Plotting code records:
-=-=-
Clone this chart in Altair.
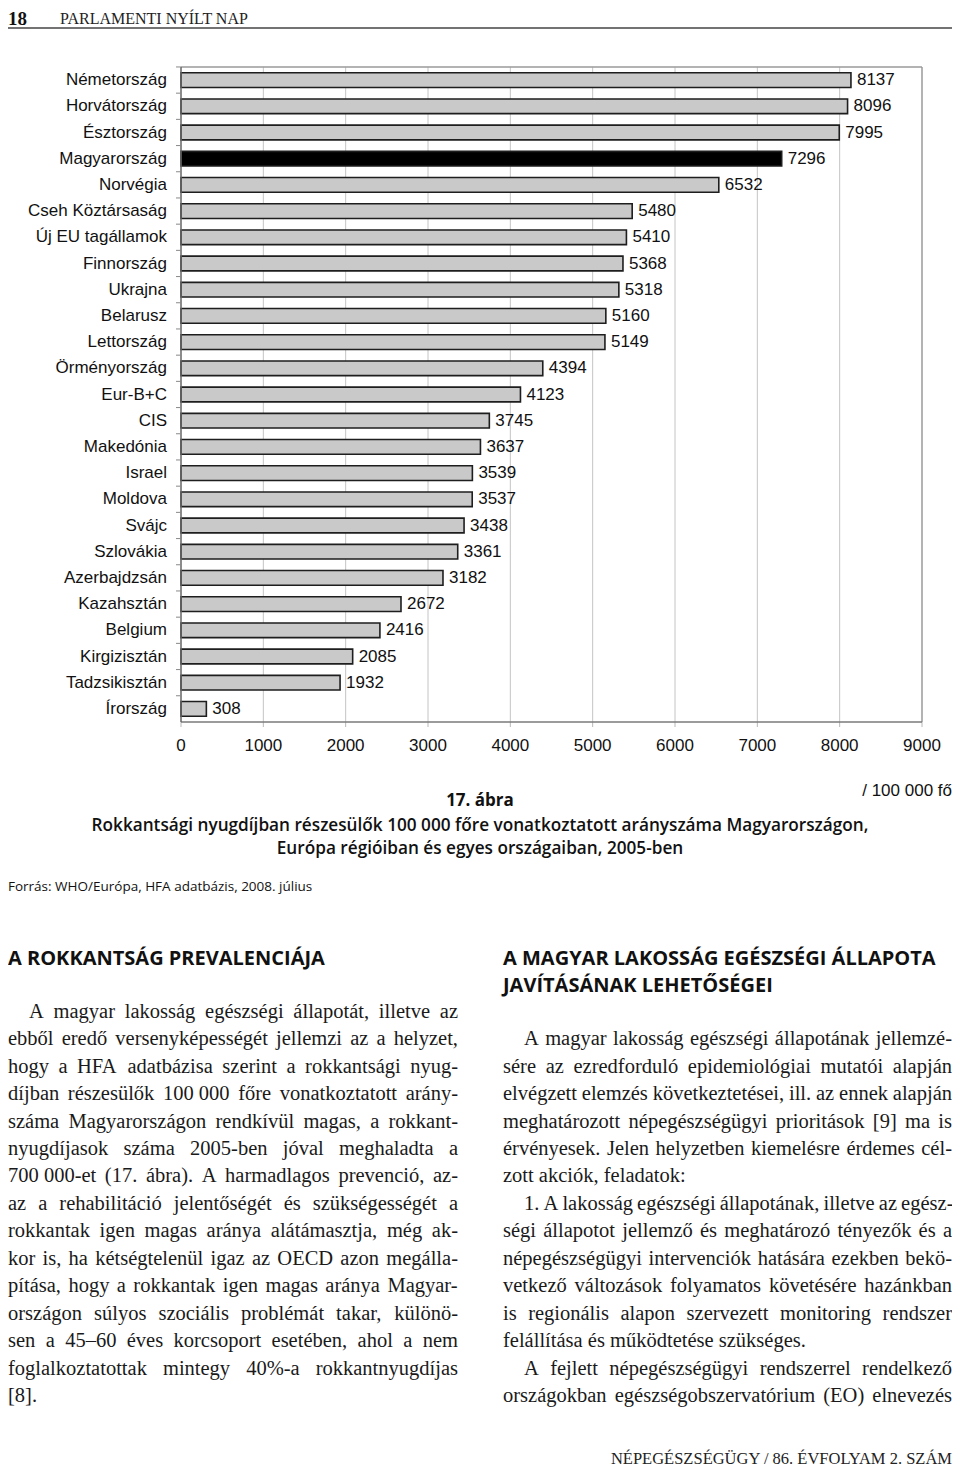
import altair as alt
import pandas as pd

# ---------------- data ----------------
countries = ["Németország", "Horvátország", "Észtország", "Magyarország", "Norvégia",
             "Cseh Köztársaság", "Új EU tagállamok", "Finnország", "Ukrajna", "Belarusz",
             "Lettország", "Örményország", "Eur-B+C", "CIS", "Makedónia", "Israel",
             "Moldova", "Svájc", "Szlovákia", "Azerbajdzsán", "Kazahsztán", "Belgium",
             "Kirgizisztán", "Tadzsikisztán", "Írország"]
values = [8137, 8096, 7995, 7296, 6532, 5480, 5410, 5368, 5318, 5160, 5149, 4394, 4123,
          3745, 3637, 3539, 3537, 3438, 3361, 3182, 2672, 2416, 2085, 1932, 308]
highlight = "Magyarország"
x_ticks = [0, 1000, 2000, 3000, 4000, 5000, 6000, 7000, 8000, 9000]
grid_ticks = [1000, 2000, 3000, 4000, 5000, 6000, 7000, 8000]

header_num = "18"
header_title = "PARLAMENTI NYÍLT NAP"
unit_label = "/ 100 000 fő"
fig_no = "17. ábra"
caption = ["Rokkantsági nyugdíjban részesülők 100 000 főre vonatkoztatott arányszáma Magyarországon,",
           "Európa régióiban és egyes országaiban, 2005-ben"]
source = "Forrás: WHO/Európa, HFA adatbázis, 2008. július"

left_heading = ["A ROKKANTSÁG PREVALENCIÁJA"]
left_lines = [
    "A magyar lakosság egészségi állapotát, illetve az",
    "ebből eredő versenyképességét jellemzi az a helyzet,",
    "hogy a HFA adatbázisa szerint a rokkantsági nyug-",
    "díjban részesülők 100\u00a0000 főre vonatkoztatott arány-",
    "száma Magyarországon rendkívül magas, a rokkant-",
    "nyugdíjasok száma 2005-ben jóval meghaladta a",
    "700\u00a0000-et (17. ábra). A harmadlagos prevenció, az-",
    "az a rehabilitáció jelentőségét és szükségességét a",
    "rokkantak igen magas aránya alátámasztja, még ak-",
    "kor is, ha kétségtelenül igaz az OECD azon megálla-",
    "pítása, hogy a rokkantak igen magas aránya Magyar-",
    "országon súlyos szociális problémát takar, különö-",
    "sen a 45–60 éves korcsoport esetében, ahol a nem",
    "foglalkoztatottak mintegy 40%-a rokkantnyugdíjas",
    "[8].",
]
left_indent = [0]
left_last = [14]

right_heading = ["A MAGYAR LAKOSSÁG EGÉSZSÉGI ÁLLAPOTA", "JAVÍTÁSÁNAK LEHETŐSÉGEI"]
right_lines = [
    "A magyar lakosság egészségi állapotának jellemzé-",
    "sére az ezredforduló epidemiológiai mutatói alapján",
    "elvégzett elemzés következtetései, ill. az ennek alapján",
    "meghatározott népegészségügyi prioritások [9] ma is",
    "érvényesek. Jelen helyzetben kiemelésre érdemes cél-",
    "zott akciók, feladatok:",
    "1. A lakosság egészségi állapotának, illetve az egész-",
    "ségi állapotot jellemző és meghatározó tényezők és a",
    "népegészségügyi intervenciók hatására ezekben bekö-",
    "vetkező változások folyamatos követésére hazánkban",
    "is regionális alapon szervezett monitoring rendszer",
    "felállítása és működtetése szükséges.",
    "A fejlett népegészségügyi rendszerrel rendelkező",
    "országokban egészségobszervatórium (EO) elnevezés",
]
right_indent = [0, 6, 12]
right_last = [5, 11]

footer = "NÉPEGÉSZSÉGÜGY / 86. ÉVFOLYAM 2. SZÁM"

# ---------------- layout constants (chart coords = page - 8) ----------------
W, H = 944, 1461
PX0, PX1 = 173, 914      # plot x range
PY0, PY1 = 59, 714       # plot y range
BODY_FS = 20.5
LINE_H = 27.45
CH_FS = 17               # chart label font size

# Times New Roman advance widths (per 1000 em) for justification
_w = {' ': 250, '\u00a0': 250, ',': 250, '.': 250, '-': 333, '–': 500, ':': 278, ';': 278,
      '(': 333, ')': 333, '[': 333, ']': 333, '%': 833, '/': 278}
for d in "0123456789":
    _w[d] = 500
_lower = dict(a=444, b=500, c=444, d=500, e=444, f=333, g=500, h=500, i=278, j=278, k=500,
              l=278, m=778, n=500, o=500, p=500, q=500, r=333, s=389, t=278, u=500, v=500,
              w=722, x=500, y=500, z=444)
_upper = dict(A=722, B=667, C=667, D=722, E=611, F=556, G=722, H=722, I=333, J=389, K=722,
              L=611, M=889, N=722, O=722, P=556, Q=722, R=667, S=556, T=611, U=722, V=722,
              W=944, X=722, Y=722, Z=611)
_w.update(_lower)
_w.update(_upper)
_acc = {'á': 'a', 'é': 'e', 'í': 'i', 'ó': 'o', 'ö': 'o', 'ő': 'o', 'ú': 'u', 'ü': 'u', 'ű': 'u',
        'Á': 'A', 'É': 'E', 'Í': 'I', 'Ó': 'O', 'Ö': 'O', 'Ő': 'O', 'Ú': 'U', 'Ü': 'U', 'Ű': 'U'}


def text_w(s, fs):
    return sum(_w.get(_acc.get(ch, ch), 500) for ch in s) / 1000.0 * fs


def justify(lines, x0, x1, y0, indent_idx, last_idx, indent=21):
    rows = []
    for i, line in enumerate(lines):
        y = y0 + i * LINE_H
        xs = x0 + (indent if i in indent_idx else 0)
        words = line.split(' ')
        if i in last_idx or len(words) == 1:
            rows.append({'x': xs, 'y': y, 't': line})
            continue
        tot = sum(text_w(w, BODY_FS) for w in words)
        gap = max((x1 - xs - tot) / (len(words) - 1), 0.2 * BODY_FS)
        x = xs
        for w in words:
            rows.append({'x': x, 'y': y, 't': w})
            x += text_w(w, BODY_FS) + gap
    return rows


body_rows = justify(left_lines, 0, 450, 1009.7, left_indent, left_last) + \
    justify(right_lines, 495, 944, 1037.2, right_indent, right_last)
body_df = pd.DataFrame(body_rows)

head_rows = [{'x': 0, 'y': 956.5, 't': left_heading[0]}] + \
    [{'x': 495, 'y': 956.5 + i * 27, 't': t} for i, t in enumerate(right_heading)]
head_df = pd.DataFrame(head_rows)

df = pd.DataFrame({'c': countries, 'v': values})
tick_df = pd.DataFrame({'g': x_ticks})

xs = alt.Scale(domain=[0, 9000], range=[PX0, PX1], nice=False, zero=True)
ys = alt.Scale(domain=countries, range=[PY0, PY1], paddingInner=0.44, paddingOuter=0.22)

one = pd.DataFrame({'a': [0]})

# gridlines
grid = alt.Chart(pd.DataFrame({'g': grid_ticks})).mark_rule(color='#c4c4c4', strokeWidth=1).encode(
    x=alt.X('g:Q', scale=xs, axis=None),
    y=alt.value(PY0), y2=alt.value(PY1))

frame_top = alt.Chart(one).mark_rule(color='#9a9a9a', strokeWidth=1.5).encode(
    x=alt.value(PX0), x2=alt.value(PX1), y=alt.value(PY0))
frame_right = alt.Chart(one).mark_rule(color='#9a9a9a', strokeWidth=1.5).encode(
    x=alt.value(PX1), y=alt.value(PY0), y2=alt.value(PY1))

# x axis (drawn by hand inside the single view)
x_domain = alt.Chart(one).mark_rule(color='#7a7a7a', strokeWidth=1.5).encode(
    x=alt.value(PX0), x2=alt.value(PX1), y=alt.value(PY1))
x_tickmarks = alt.Chart(tick_df).mark_rule(color='#b8b8b8', strokeWidth=1).encode(
    x=alt.X('g:Q', scale=xs, axis=None), y=alt.value(PY1), y2=alt.value(PY1 + 5))
x_labels = alt.Chart(tick_df).mark_text(align='center', baseline='middle', font='Liberation Sans',
                                        fontSize=CH_FS, color='#111111').encode(
    x=alt.X('g:Q', scale=xs, axis=None), y=alt.value(738), text=alt.Text('g:Q', format='d'))

# y axis
y_domain = alt.Chart(one).mark_rule(color='#666666', strokeWidth=1.5).encode(
    x=alt.value(PX0), y=alt.value(PY0), y2=alt.value(PY1))
yticks = alt.Chart(df).mark_rule(color='#888888', strokeWidth=1, yOffset=-5.8).encode(
    y=alt.Y('c:N', scale=ys, bandPosition=0, axis=None),
    x=alt.value(PX0 - 5), x2=alt.value(PX0))
y_labels = alt.Chart(df).mark_text(align='right', baseline='middle', font='Liberation Sans',
                                   fontSize=CH_FS, color='#111111').encode(
    y=alt.Y('c:N', scale=ys, axis=None), x=alt.value(159), text='c:N')

bars = alt.Chart(df).mark_bar(stroke='#1e1e1e', strokeWidth=1.6).encode(
    x=alt.X('v:Q', scale=xs, axis=None),
    y=alt.Y('c:N', scale=ys, axis=None),
    fill=alt.condition(f"datum.c === '{highlight}'", alt.value('#000000'), alt.value('#c9c9c9')))

labels = alt.Chart(df).mark_text(align='left', baseline='middle', dx=6, font='Liberation Sans',
                                 fontSize=CH_FS, color='#111111').encode(
    x=alt.X('v:Q', scale=xs, axis=None),
    y=alt.Y('c:N', scale=ys, axis=None),
    text=alt.Text('v:Q', format='d'))


def free_text(x, y, txt, **kw):
    return alt.Chart(one).mark_text(baseline='alphabetic', **kw).encode(
        x=alt.value(x), y=alt.value(y), text=alt.value(txt))


hdr_num = free_text(0, 17, header_num, align='left', font='Liberation Serif', fontSize=19,
                    fontWeight='bold', color='#111111')
hdr_title = free_text(52, 15.5, header_title, align='left', font='Liberation Serif', fontSize=16,
                      color='#222222')
hdr_rule = alt.Chart(one).mark_rule(color='#444444', strokeWidth=1.5).encode(
    x=alt.value(0), x2=alt.value(W), y=alt.value(20))

unit = free_text(944, 788, unit_label, align='right', font='Liberation Sans', fontSize=CH_FS,
                 color='#111111')
figno = free_text(472, 798, fig_no, align='center', font='Open Sans', fontSize=17,
                  fontWeight='bold', color='#111111')
cap1 = free_text(472, 823, caption[0], align='center', font='Open Sans', fontSize=17.2,
                 fontWeight=600, color='#111111')
cap2 = free_text(472, 846, caption[1], align='center', font='Open Sans', fontSize=17.2,
                 fontWeight=600, color='#111111')
src = free_text(0, 883, source, align='left', font='Open Sans', fontSize=13.5, color='#111111')
foot = free_text(944, 1456, footer, align='right', font='Liberation Serif', fontSize=16.5,
                 color='#222222')

headings = alt.Chart(head_df).mark_text(align='left', baseline='alphabetic', font='Open Sans',
                                        fontSize=20, fontWeight='bold', color='#111111').encode(
    x=alt.X('x:Q', scale=None, axis=None), y=alt.Y('y:Q', scale=None, axis=None), text='t:N')

body = alt.Chart(body_df).mark_text(align='left', baseline='alphabetic', font='Liberation Serif',
                                    fontSize=BODY_FS, color='#1a1a1a').encode(
    x=alt.X('x:Q', scale=None, axis=None), y=alt.Y('y:Q', scale=None, axis=None), text='t:N')

chart = alt.layer(
    grid, frame_top, frame_right, x_tickmarks, bars, x_domain, y_domain, yticks, labels,
    x_labels, y_labels,
    hdr_num, hdr_title, hdr_rule, unit, figno, cap1, cap2, src, headings, body, foot
).properties(
    width=W, height=H, padding=0, autosize=alt.AutoSizeParams(type='none')
).configure_view(stroke=None)

chart.save("out.html", embed_options={"renderer": "svg", "actions": False})
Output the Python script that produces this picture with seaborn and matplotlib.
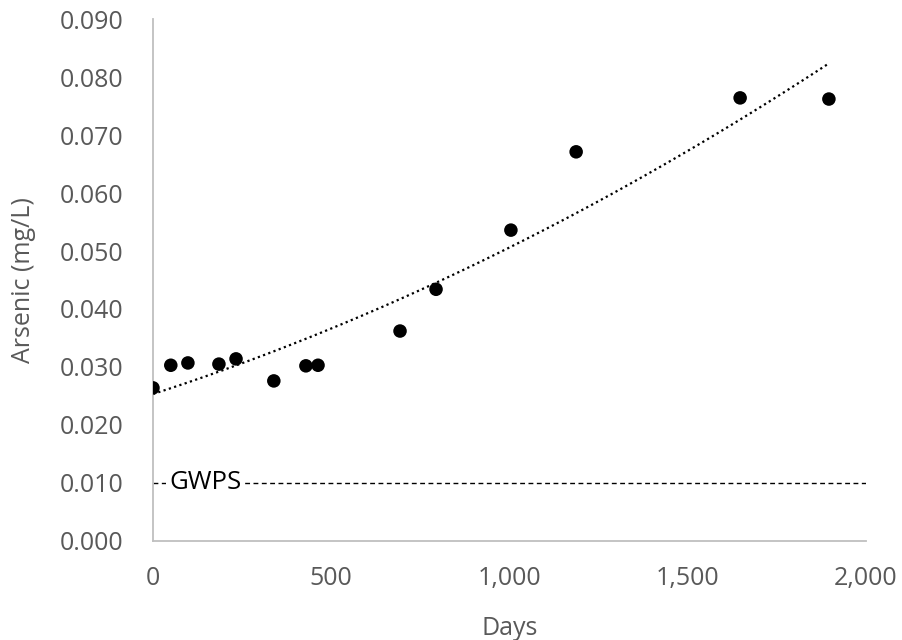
import numpy as np
import pandas as pd
import seaborn as sns
import matplotlib.pyplot as plt
from matplotlib.ticker import FuncFormatter

# data
days = [0, 50, 98, 185, 233, 339, 429, 463, 693, 794, 1004, 1187, 1647, 1896]
arsenic = [0.0264, 0.0303, 0.0307, 0.0305, 0.0314, 0.0276, 0.0302, 0.0303,
           0.0362, 0.0434, 0.0536, 0.0671, 0.0764, 0.0762]
gwps = 0.010

df = pd.DataFrame({'Days': days, 'Arsenic': arsenic})

sns.set_style('white')
plt.rcParams['font.family'] = ['Open Sans', 'DejaVu Sans']

fig = plt.figure(figsize=(9.03, 6.4), dpi=100)
ax = fig.add_axes([0.1694, 0.1547, 0.7896, 0.8156])

# quadratic trendline (dotted)
sns.regplot(data=df, x='Days', y='Arsenic', order=2, ci=None, scatter=False,
            ax=ax, line_kws={'color': 'black', 'linestyle': (0, (1, 1.5)), 'linewidth': 1.6})
sns.scatterplot(data=df, x='Days', y='Arsenic', ax=ax, color='black', s=95,
                edgecolor='none', zorder=3)

# GWPS line
ax.axhline(gwps, color='black', linestyle=(0, (3.5, 2.5)), linewidth=1)
ax.text(146, gwps, 'GWPS', fontsize=18.5, va='center', ha='center', color='black',
        bbox=dict(facecolor='white', edgecolor='none', pad=2))

ax.set_xlim(0, 2000)
ax.set_ylim(0, 0.090)
ax.set_xticks([0, 500, 1000, 1500, 2000])
ax.set_yticks(np.arange(0, 0.0901, 0.010))
ax.xaxis.set_major_formatter(FuncFormatter(lambda v, p: f'{v:,.0f}'))
ax.yaxis.set_major_formatter(FuncFormatter(lambda v, p: f'{v:.3f}'))
ax.tick_params(axis='both', labelsize=18, labelcolor='#595959', length=0)
ax.tick_params(axis='y', pad=21)
ax.tick_params(axis='x', pad=18)

for side in ['top', 'right']:
    ax.spines[side].set_visible(False)
for side in ['left', 'bottom']:
    ax.spines[side].set_color('#bfbfbf')
    ax.spines[side].set_linewidth(1.3)

ax.set_xlabel('Days', fontsize=18, color='#595959', labelpad=18)
ax.set_ylabel('Arsenic (mg/L)', fontsize=18, color='#595959', labelpad=17)

fig.savefig('out.png', dpi=100)
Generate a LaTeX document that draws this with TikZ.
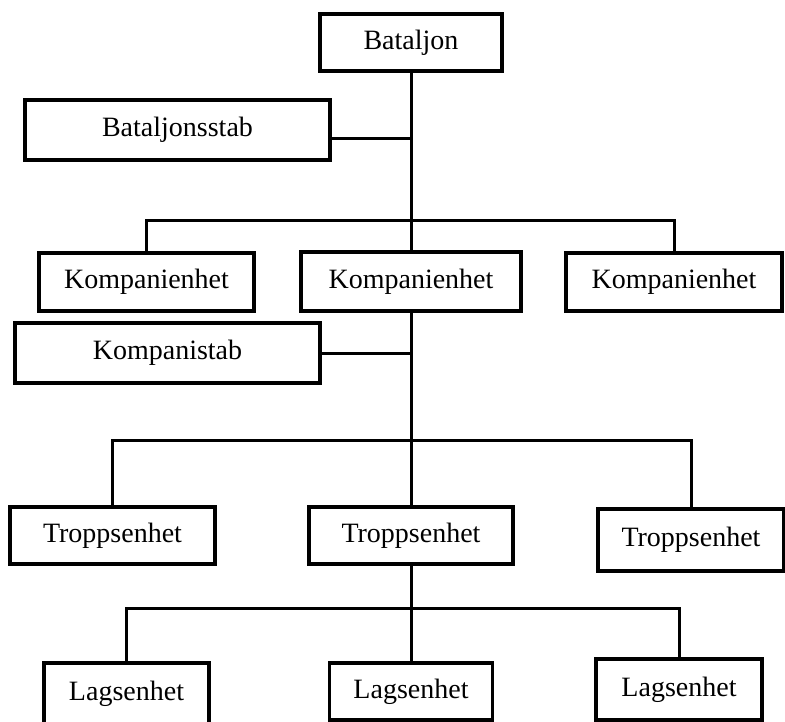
\documentclass[tikz,border=0pt]{standalone}
\usepackage{fontspec}
\setmainfont{Liberation Serif}
\usepackage{tikz}
\usetikzlibrary{positioning, calc}
\tikzset{
  unit/.style={rectangle, draw=black, line width=3.5pt, fill=white,
               align=center, inner sep=0pt,
               font=\fontsize{28}{33}\selectfont},
  link/.style={draw=black, line width=3pt},
}

\begin{document}
\begin{tikzpicture}[x=1pt, y=-1pt]
  \useasboundingbox (0,0) rectangle (785,722);

  %% Top level
  \node[unit, minimum width=182pt, minimum height=57pt] (bat) at (411,42.5) {Bataljon};
  \node[unit, minimum width=305pt, minimum height=60pt] (batstab) at (177.5,130) {Bataljonsstab};

  %% Companies
  \node[unit, minimum width=215pt, minimum height=58pt] (kompL) at (146.5,282) {Kompanienhet};
  \node[unit, minimum width=220pt, minimum height=59pt] (kompM) at (411,281.5) {Kompanienhet};
  \node[unit, minimum width=216pt, minimum height=58pt] (kompR) at (674,282) {Kompanienhet};
  \node[unit, minimum width=305pt, minimum height=60pt] (kompstab) at (167.5,353) {Kompanistab};

  %% Platoons
  \node[unit, minimum width=205pt, minimum height=57pt] (troppL) at (112.5,535.5) {Troppsenhet};
  \node[unit, minimum width=204pt, minimum height=57pt] (troppM) at (411,535.5) {Troppsenhet};
  \node[unit, minimum width=186pt, minimum height=62pt] (troppR) at (691,540) {Troppsenhet};

  %% Squads
  \node[unit, minimum width=165pt, minimum height=62pt] (lagL) at (126.5,694) {Lagsenhet};
  \node[unit, minimum width=163pt, minimum height=57pt] (lagM) at (411,691.5) {Lagsenhet};
  \node[unit, minimum width=166pt, minimum height=61pt] (lagR) at (679,689.5) {Lagsenhet};

  %% Bars
  \coordinate (bar1) at (411,221);
  \coordinate (bar2) at (411,440);
  \coordinate (bar3) at (411,608);
  \coordinate (stabjoin) at (batstab.east |- 0,139);

  %% Connectors
  \draw[link] (bat.south) -- (kompM.north);
  \draw[link] (stabjoin) -- (stabjoin -| bat.south);
  \draw[link] (kompL.north) |- (bar1) -| (kompR.north);

  \draw[link] (kompM.south) -- (troppM.north);
  \draw[link] (kompstab.east) -- (kompstab.east -| kompM.south);
  \draw[link] (troppL.north) |- (bar2) -| (troppR.north);

  \draw[link] (troppM.south) -- (lagM.north);
  \draw[link] (lagL.north) |- (bar3) -| (lagR.north);
\end{tikzpicture}
\end{document}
-=-=-
Task statement
Write out word for word the lines above that run from the one with "Generate a LaTeX" to the one with "(batstab.east |- 0,139);". Include both end lines; exclude the images.

Result for this exercise
Generate a LaTeX document that draws this with TikZ.
\documentclass[tikz,border=0pt]{standalone}
\usepackage{fontspec}
\setmainfont{Liberation Serif}
\usepackage{tikz}
\usetikzlibrary{positioning, calc}
\tikzset{
  unit/.style={rectangle, draw=black, line width=3.5pt, fill=white,
               align=center, inner sep=0pt,
               font=\fontsize{28}{33}\selectfont},
  link/.style={draw=black, line width=3pt},
}

\begin{document}
\begin{tikzpicture}[x=1pt, y=-1pt]
  \useasboundingbox (0,0) rectangle (785,722);

  %% Top level
  \node[unit, minimum width=182pt, minimum height=57pt] (bat) at (411,42.5) {Bataljon};
  \node[unit, minimum width=305pt, minimum height=60pt] (batstab) at (177.5,130) {Bataljonsstab};

  %% Companies
  \node[unit, minimum width=215pt, minimum height=58pt] (kompL) at (146.5,282) {Kompanienhet};
  \node[unit, minimum width=220pt, minimum height=59pt] (kompM) at (411,281.5) {Kompanienhet};
  \node[unit, minimum width=216pt, minimum height=58pt] (kompR) at (674,282) {Kompanienhet};
  \node[unit, minimum width=305pt, minimum height=60pt] (kompstab) at (167.5,353) {Kompanistab};

  %% Platoons
  \node[unit, minimum width=205pt, minimum height=57pt] (troppL) at (112.5,535.5) {Troppsenhet};
  \node[unit, minimum width=204pt, minimum height=57pt] (troppM) at (411,535.5) {Troppsenhet};
  \node[unit, minimum width=186pt, minimum height=62pt] (troppR) at (691,540) {Troppsenhet};

  %% Squads
  \node[unit, minimum width=165pt, minimum height=62pt] (lagL) at (126.5,694) {Lagsenhet};
  \node[unit, minimum width=163pt, minimum height=57pt] (lagM) at (411,691.5) {Lagsenhet};
  \node[unit, minimum width=166pt, minimum height=61pt] (lagR) at (679,689.5) {Lagsenhet};

  %% Bars
  \coordinate (bar1) at (411,221);
  \coordinate (bar2) at (411,440);
  \coordinate (bar3) at (411,608);
  \coordinate (stabjoin) at (batstab.east |- 0,139);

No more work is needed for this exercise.